With more than 150,000 described species, butterflies and moths constitute one of the most diverse orders of insects. The number of actual species of Lepidoptera may be much greater, possibly as high as 500,000. Lepidoptera are thought to have radiated contemporaneously with flowering plants, and they are prominent in the literature on co-evolution. Caterpillars, both as external and internal feeders, are important components of terrestrial ecosystems worldwide, and many are pests to agriculture while also serving as pollinators. As perhaps one of the most conspicuous taxa of terrestrial invertebrates, Lepidoptera are also of central utility in ecosystem assessment and in educating the public in environmental conservation. Lepidoptera include numerous model organisms that have played central roles in biology, for studies on physiology, development, evolution, and genetics.

Molecular Biology and Genetics of the Lepidoptera, edited by Goldsmith & Marec, is a book of eighteen chapters that highlights recent developments on the genetics of Lepidoptera model systems. The book is in many ways a follow up to Goldsmith & Wilkins' (1995). With the advancement of molecular tools and methods, this timely work serves as an updated compilation, highlighting lepidopteran model systems that have become prominent in recent years.

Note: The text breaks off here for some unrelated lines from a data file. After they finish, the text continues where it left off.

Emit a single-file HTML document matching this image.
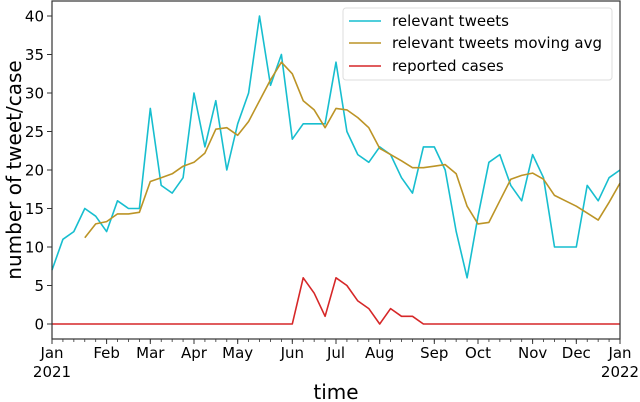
<!DOCTYPE html>
<html><head><meta charset="utf-8"><style>
body{margin:0;background:#fff;}
svg{display:block;font-family:"DejaVu Sans","Liberation Sans",sans-serif;}
</style></head><body>
<svg id="chart" width="640" height="402" viewBox="0 0 640 402"></svg>
<script>
const tweets=[7,11,12,15,14,12,16,15,15,28,18,17,19,30,23,29,20,26,30,40,31,35,24,26,26,26,34,25,22,21,23,22,19,17,23,23,20,12,6,14,21,22,18,16,22,19,10,10,10,18,16,19,20];
const movingAvg=[null,null,null,11.2,13,13.3,14.3,14.3,14.5,18.5,19,19.5,20.5,21,22.2,25.3,25.5,24.5,26.3,29,31.7,34,32.5,29,27.8,25.5,28,27.8,26.8,25.5,22.8,22,21.2,20.3,20.3,20.5,20.7,19.5,15.3,13,13.2,16,18.8,19.3,19.6,18.8,16.7,16,15.3,14.4,13.5,15.8,18.3];
const cases=[0,0,0,0,0,0,0,0,0,0,0,0,0,0,0,0,0,0,0,0,0,0,0,6,4,1,6,5,3,2,0,2,1,1,0,0,0,0,0,0,0,0,0,0,0,0,0,0,0,0,0,0,0];
const monthLabels=["Jan","Feb","Mar","Apr","May","Jun","Jul","Aug","Sep","Oct","Nov","Dec","Jan"];
const monthWeeks=[0,5,9,13,17,22,26,30,35,39,44,48,52];
const yTicks=[0,5,10,15,20,25,30,35,40];

const NS="http://www.w3.org/2000/svg";
const svg=document.getElementById('chart');
const L=52,R=620,T=1,B=339;
const x=i=>L+i*(R-L)/52;
const y=v=>324-v*7.7;
function mk(tag,attrs,parent){const e=document.createElementNS(NS,tag);for(const k in attrs)e.setAttribute(k,attrs[k]);(parent||svg).appendChild(e);return e;}

// y ticks
yTicks.forEach(v=>{
  const t=mk('line',{x1:L-5,x2:L,y1:y(v),y2:y(v),stroke:'#333','stroke-width':1});
  
  
  const l=mk('text',{x:L-8,y:y(v)+5.5,'text-anchor':'end','font-size':15,fill:'#000'});
  l.textContent=v;
  
  
});
// x minor ticks
for(let i=0;i<=52;i++){
  const t=mk('line',{x1:x(i),x2:x(i),y1:B,y2:B+3,stroke:'#333','stroke-width':0.8});
  
  
}
monthWeeks.forEach((w,k)=>{
  const t=mk('line',{x1:x(w),x2:x(w),y1:B,y2:B+5,stroke:'#333','stroke-width':1});
  
  
  const l=mk('text',{x:x(w),y:358,'text-anchor':'middle','font-size':15,fill:'#000'});
  l.textContent=monthLabels[k];
  
  
});
[[0,'2021'],[52,'2022']].forEach(([w,s])=>{
  const l=mk('text',{x:x(w),y:377,'text-anchor':'middle','font-size':15,fill:'#000'});
  l.textContent=s;
  
  
});

function line(arr,color,name){
  let d='';arr.forEach((v,i)=>{if(v==null)return;d+=(d?'L':'M')+x(i).toFixed(1)+','+y(v).toFixed(1);});
  const p=mk('path',{d:d,fill:'none',stroke:color,'stroke-width':1.6,'stroke-linejoin':'round'});
  
  
}
line(tweets,'#17becf','relevant-tweets-line');
line(movingAvg,'#bc9426','moving-avg-line');
line(cases,'#d62728','reported-cases-line');

const fr=mk('rect',{x:L,y:T,width:R-L,height:B-T,fill:'none',stroke:'#333','stroke-width':1.2});



// legend
const lg=mk('g',{});


mk('rect',{x:343,y:8,width:269,height:72,rx:3,fill:'#fff','fill-opacity':0.8,stroke:'#ddd'},lg);
[['relevant tweets','#17becf',21],['relevant tweets moving avg','#bc9426',43],['reported cases','#d62728',66]].forEach(([s,c,yy])=>{
  const g=mk('g',{},lg);
  
  
  mk('line',{x1:349,x2:381,y1:yy,y2:yy,stroke:c,'stroke-width':1.6},g);
  const t=mk('text',{x:392,y:yy+5,'font-size':15,fill:'#000'},g);t.textContent=s;
});

const xt=mk('text',{x:336,y:399,'text-anchor':'middle','font-size':20,fill:'#000'});
xt.textContent='time';


const yt=mk('text',{x:0,y:0,'text-anchor':'middle','font-size':20,fill:'#000',transform:'translate(21,170) rotate(-90)'});
yt.textContent='number of tweet/case';


</script>
</body></html>
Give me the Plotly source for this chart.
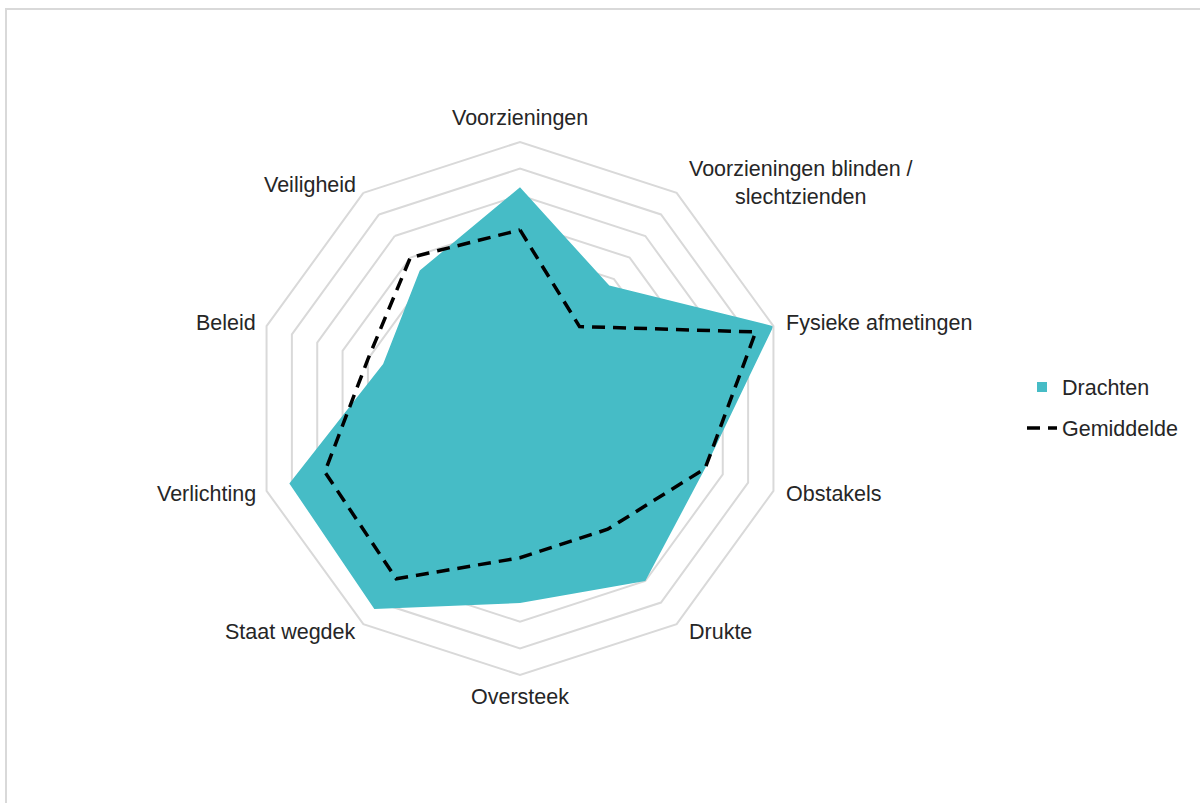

The book begins with an overview of lepidopteran relationships, written by thirteen authors (Chapter 1). The chapter is divided into several sections, each representing a separate superfamily, outlining the role of model organisms in these superfamilies (Bombycoidea, Hesperoidea + Papilionoidea, Noctuoidea, Pyraloidea, and Tortricoidea). Each of these “superfamily sections” includes phylogenies compiled from various studies, and the trees are useful for identifying the phylogenetic position of models in each superfamily. The chapter also includes a “backbone” phylogeny of the Lepidoptera based on Kristensen & Skalski's (1998) tree from the Handbook of Zoology. Readers should be aware that two key studies on the molecular phylogeny of Lepidoptera have appeared very recently in the literature, namely Regier et al. (2009) and Mutanen et al. (2010) that are updates to Kristensen's tree. Researchers interested in understanding the phylogenetic position of model organisms should refer to these publications for an updated “backbone” phylogeny of the Lepidoptera.

Subsequent chapters focus on particular model species or genera, such as Bombyx (Chapter 2), Heliconius (Chapter 6), and Helicoverpa (Chapter 12). There are also chapters on sex chromosome systems and genetics underlying sexual dimorphism (Chapters 3, 4), development of butterfly wing patterns and the genetics underlying them (Chapters 5, 6), molecular innovations of butterfly eyes (Chapter 7), and pheromone production and perception (Chapter 10). Many of these chapters contain fascinating facts, and information that is highly specialized. Of interest to me were the chapters on lepidopteran circadian clocks (Chapter 8) and the genetics that influence host ranges in Lepidoptera (Chapter 11). The former chapter includes numerous diagrams illustrating the mechanisms of circadian rhythms. This chapter also includes a section on how the circadian clock plays a role in the migration of monarch butterflies, which I found to be especially compelling. The latter chapter on host range (Chapter 11) reviews model taxa (Euphydryas, Helicoverpa, Heliothis, Papilio) in which the genetics underlying host specificity has been examined. As someone interested in host-use evolution in Lepidoptera, I found this chapter to be an especially informative source.

Latter chapters focus on another dominant theme, insect control. For instance, there are chapters on the genetics underlying insecticide resistance (Chapter 13), innate insect immune response (Chapter 14), interhemocoelic toxins for pest management (Chapter 16), and polydnaviruses in lepidopteran parasitoids (Chapter 17). These chapters are written in great detail to explain various aspects of insect/pest control, which also contain quite a bit of specialized terminology, and acronyms such as “PBLEs”, “pro-PAP-3”, and “V421M mutation” might overwhelm the average Lepidoptera enthusiast.

In conclusion, Goldsmith & Marec do an excellent job compiling a book written by a broad range of leading researchers studying various aspects of lepidopteran genetics. The compilation is not a coffee-table book, and the average reader may find it a bit hard to follow without a background in molecular biology. However, the book is an excellent summary of the recent progress in the field, and will be an invaluable resource for researchers and driven enthusiasts that are interested in learning more about the genetics of Lepidoptera.